Cool... I guess I was just a little worried. Time for more tanks.


----------



## cole17 (Mar 15, 2004)

get five people to stand next to each other in your room if they dont fall threw the floor you should be OK


----------



## kouma (Sep 1, 2003)

just make sure to place the weight close to a wall - this is where most of the support is.

I had two 75gal on the second floor and my house is almost 80 years old.


----------



## SERRAPYGO (Feb 4, 2003)

Judazzz said:


> I have a 50 and an 80 gal standing close to one another, and I live on the 5th floor of a shabby warehouse, build somewhere in the late 1880's...


 Still slumming eh Jonas?









I have a 125g and a 75g right next to each other on a second floor. Oh my god!
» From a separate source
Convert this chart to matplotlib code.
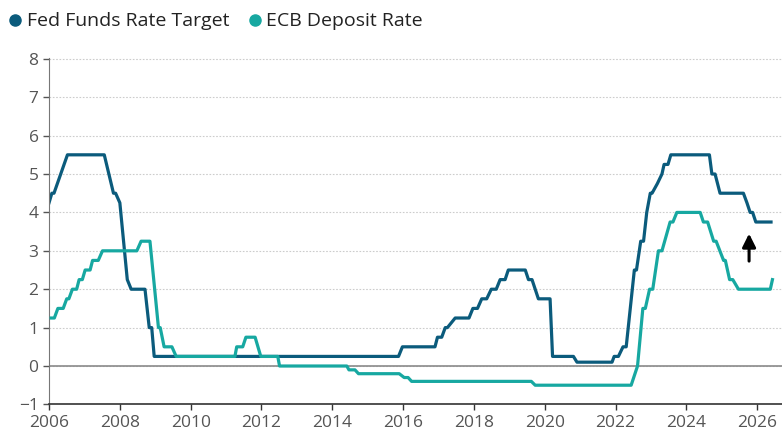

I have a 125g and a 75g right next to each other on a second floor!









*Moved to tanks and equipment*


----------



## PirayaFanatic812 (Feb 21, 2004)

dont worry cousin, i live on the 5th floor with a 100 gallon


----------



## n0bie (Feb 15, 2004)

LOL youl be fine i have a 230 gallon and a set of speakers that weights about 400 kilos and pluss me and alot of friends sometimes







houses are made to handel alot of weight


----------



## Judazzz (Jan 13, 2003)

Serrapygo said:


> Judazzz said:
> 
> 
> > I have a 50 and an 80 gal standing close to one another, and I live on the 5th floor of a shabby warehouse, build somewhere in the late 1880's...
> ...


 Yup
















El Barrio rules, yo


----------